Hand washing promotion for preventing diarrhoea
UPDATED
Regina I Ejemot-Nwadiaro1, John E Ehiri2, Dachi Arikpo3, Martin M Meremikwu4, Julia A Critchley5
1. University of Calabar, Department of Public Health, College of Medical Sciences, Calabar, Cross River State, Nigeria
2. University of Arizona, Mel & Enid Zuckerman College of Public Health, Division of Health Promotion Sciences, Tucson, Arizona, USA
3. Institute of Tropical Diseases Research and Prevention, Nigerian Branch of the South African Cochrane Centre, Calabar, Cross River State, Nigeria
4. University of Calabar Teaching Hospital, Department of Paediatrics, Calabar, Cross River State, Nigeria
5. St George's, University of London, Population Health Sciences Institute, London, UK
To read the full article please follow this link: DOI: 10.1002/14651858.CD004265.pub3/full
Review question
This Cochrane Review summarises trials evaluating the effects of promoting hand washing on the incidence of diarrhoea among children and adults in day-care centres, schools, communities, or hospitals.

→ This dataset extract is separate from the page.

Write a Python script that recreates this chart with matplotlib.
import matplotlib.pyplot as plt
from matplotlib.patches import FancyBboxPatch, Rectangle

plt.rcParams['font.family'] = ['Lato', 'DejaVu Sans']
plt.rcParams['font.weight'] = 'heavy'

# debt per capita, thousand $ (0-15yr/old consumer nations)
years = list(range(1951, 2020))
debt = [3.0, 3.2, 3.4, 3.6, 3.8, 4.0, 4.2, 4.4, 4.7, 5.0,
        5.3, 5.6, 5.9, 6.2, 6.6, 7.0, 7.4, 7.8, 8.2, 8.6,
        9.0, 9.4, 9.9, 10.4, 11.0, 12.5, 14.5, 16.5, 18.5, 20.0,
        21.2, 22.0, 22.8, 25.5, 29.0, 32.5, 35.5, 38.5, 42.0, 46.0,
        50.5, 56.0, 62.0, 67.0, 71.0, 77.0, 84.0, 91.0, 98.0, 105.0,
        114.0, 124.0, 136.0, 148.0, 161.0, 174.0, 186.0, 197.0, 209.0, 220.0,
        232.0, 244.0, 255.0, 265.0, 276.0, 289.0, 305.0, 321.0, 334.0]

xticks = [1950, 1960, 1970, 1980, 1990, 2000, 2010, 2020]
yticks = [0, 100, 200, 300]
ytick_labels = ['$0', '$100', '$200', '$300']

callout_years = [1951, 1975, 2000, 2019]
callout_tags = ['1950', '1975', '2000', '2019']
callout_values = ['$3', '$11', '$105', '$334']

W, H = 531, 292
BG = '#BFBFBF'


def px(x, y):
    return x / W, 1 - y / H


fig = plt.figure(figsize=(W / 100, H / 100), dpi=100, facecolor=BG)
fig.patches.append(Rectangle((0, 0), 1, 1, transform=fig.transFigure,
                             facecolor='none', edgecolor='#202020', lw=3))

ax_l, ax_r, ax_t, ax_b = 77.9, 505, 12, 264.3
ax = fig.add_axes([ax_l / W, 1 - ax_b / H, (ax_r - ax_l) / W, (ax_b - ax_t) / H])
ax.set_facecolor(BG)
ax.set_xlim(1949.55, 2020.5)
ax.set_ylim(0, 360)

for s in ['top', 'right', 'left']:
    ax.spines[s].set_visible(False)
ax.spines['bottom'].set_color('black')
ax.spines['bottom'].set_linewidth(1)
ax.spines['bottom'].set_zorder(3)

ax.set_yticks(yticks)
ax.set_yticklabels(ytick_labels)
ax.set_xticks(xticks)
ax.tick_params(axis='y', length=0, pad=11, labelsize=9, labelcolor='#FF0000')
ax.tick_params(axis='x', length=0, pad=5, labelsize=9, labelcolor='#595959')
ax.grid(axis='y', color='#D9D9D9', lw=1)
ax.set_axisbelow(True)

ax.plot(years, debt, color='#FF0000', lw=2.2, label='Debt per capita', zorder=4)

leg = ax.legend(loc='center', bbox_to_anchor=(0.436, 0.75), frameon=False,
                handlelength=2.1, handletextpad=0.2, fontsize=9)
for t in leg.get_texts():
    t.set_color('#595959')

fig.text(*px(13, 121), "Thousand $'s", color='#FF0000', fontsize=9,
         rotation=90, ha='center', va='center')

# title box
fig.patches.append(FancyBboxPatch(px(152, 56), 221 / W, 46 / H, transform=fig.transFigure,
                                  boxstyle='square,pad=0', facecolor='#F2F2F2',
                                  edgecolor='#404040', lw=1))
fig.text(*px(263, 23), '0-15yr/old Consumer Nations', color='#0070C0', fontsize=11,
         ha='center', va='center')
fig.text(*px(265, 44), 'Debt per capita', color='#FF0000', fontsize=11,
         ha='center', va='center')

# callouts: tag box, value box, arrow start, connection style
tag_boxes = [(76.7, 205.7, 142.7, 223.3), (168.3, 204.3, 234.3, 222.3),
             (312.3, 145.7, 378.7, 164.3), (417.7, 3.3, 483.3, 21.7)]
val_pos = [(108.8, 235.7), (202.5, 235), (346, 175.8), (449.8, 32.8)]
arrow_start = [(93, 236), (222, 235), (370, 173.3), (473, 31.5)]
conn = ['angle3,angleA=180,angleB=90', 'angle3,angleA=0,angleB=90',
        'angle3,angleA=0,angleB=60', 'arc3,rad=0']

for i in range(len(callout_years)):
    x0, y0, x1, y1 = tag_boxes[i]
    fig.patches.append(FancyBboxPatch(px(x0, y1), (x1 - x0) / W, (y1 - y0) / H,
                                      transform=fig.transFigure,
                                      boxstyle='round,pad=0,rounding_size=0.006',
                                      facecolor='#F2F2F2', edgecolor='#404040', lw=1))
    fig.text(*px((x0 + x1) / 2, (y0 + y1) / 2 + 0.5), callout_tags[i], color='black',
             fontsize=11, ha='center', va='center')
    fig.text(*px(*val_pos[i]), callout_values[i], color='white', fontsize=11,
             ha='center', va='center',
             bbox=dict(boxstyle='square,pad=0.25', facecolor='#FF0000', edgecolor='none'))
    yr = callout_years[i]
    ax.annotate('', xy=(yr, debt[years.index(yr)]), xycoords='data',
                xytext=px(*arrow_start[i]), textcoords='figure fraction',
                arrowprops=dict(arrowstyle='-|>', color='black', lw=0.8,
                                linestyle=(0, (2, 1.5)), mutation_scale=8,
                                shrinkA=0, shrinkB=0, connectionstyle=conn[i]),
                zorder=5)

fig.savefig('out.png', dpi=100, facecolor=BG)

After searching for relevant trials up to 27 May 2015, we included 22 randomized controlled trials conducted in both high-income countries (HICs) and low- and middle-income countries (LMICs). These trials enrolled 69,309 children and 148 adults.

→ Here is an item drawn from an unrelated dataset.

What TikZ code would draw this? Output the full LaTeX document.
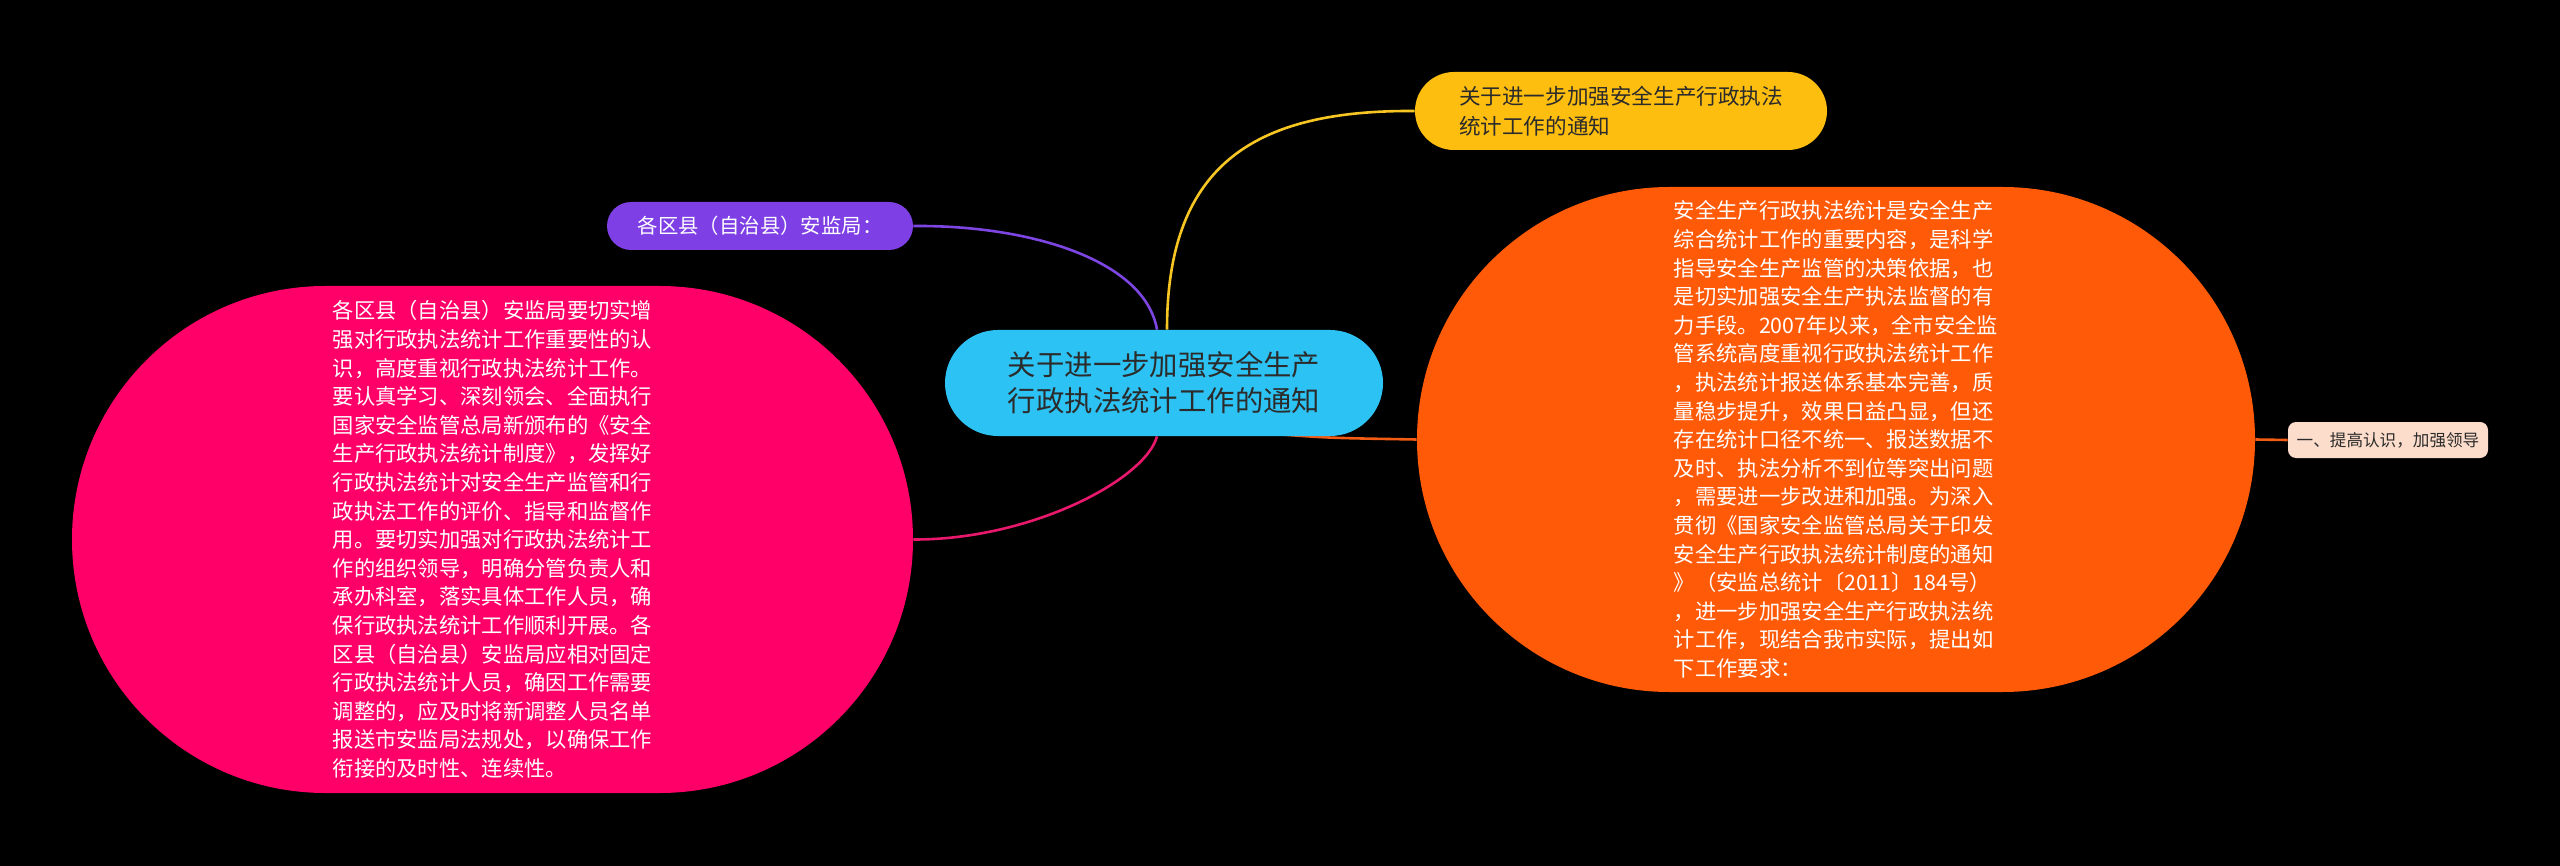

How does hand washing prevent diarrhoea and how might hand washing be promoted
Diarrhoea causes many deaths in children below five years of age, mostly in LMICs. The organisms causing diarrhoea are transmitted from person to person through food and water contaminated with faeces, or through person-to-person contact. Hand washing after defecation, or after cleaning a baby's bottom, and before preparing and eating food, can therefore reduce the risk of diarrhoea. Hand washing can be promoted through group or individual training on hygiene education, germ-health awareness, use of posters, leaflets, comic books, songs, and drama.
What this review says
Hand washing promotion at child day-care facilities or schools in HICs probably prevents around 30% of diarrhoea episodes (high quality evidence), and may prevent a similar proportion in schools in LMICs (low quality evidence). Among communities in LMICs hand washing promotion prevents around 28% of diarrhoea episodes (moderate quality evidence). In the only hospital-based trial included in this review, hand washing promotion also had important reduction in the mean episodes of diarrhoea (moderate quality evidence). This is based on only a single trial with few participants and thus there is need for more trials to confirm this. Effects of hand washing promotion on related hand hygiene behaviour changes improved more in the intervention groups than in the control in all the settings (low to high quality evidence). None of the included trials assessed the effect of handwashing promotion on diarrhoeal-related deaths, all-cause under-five mortality, or the cost-effectiveness of hand washing promotions.
Conclusion
Hand washing promotion in HICs and LMICs settings may reduce incidence of diarrhoea by about 30%. However, less is known about how to help people maintain hand washing habits in the longer term.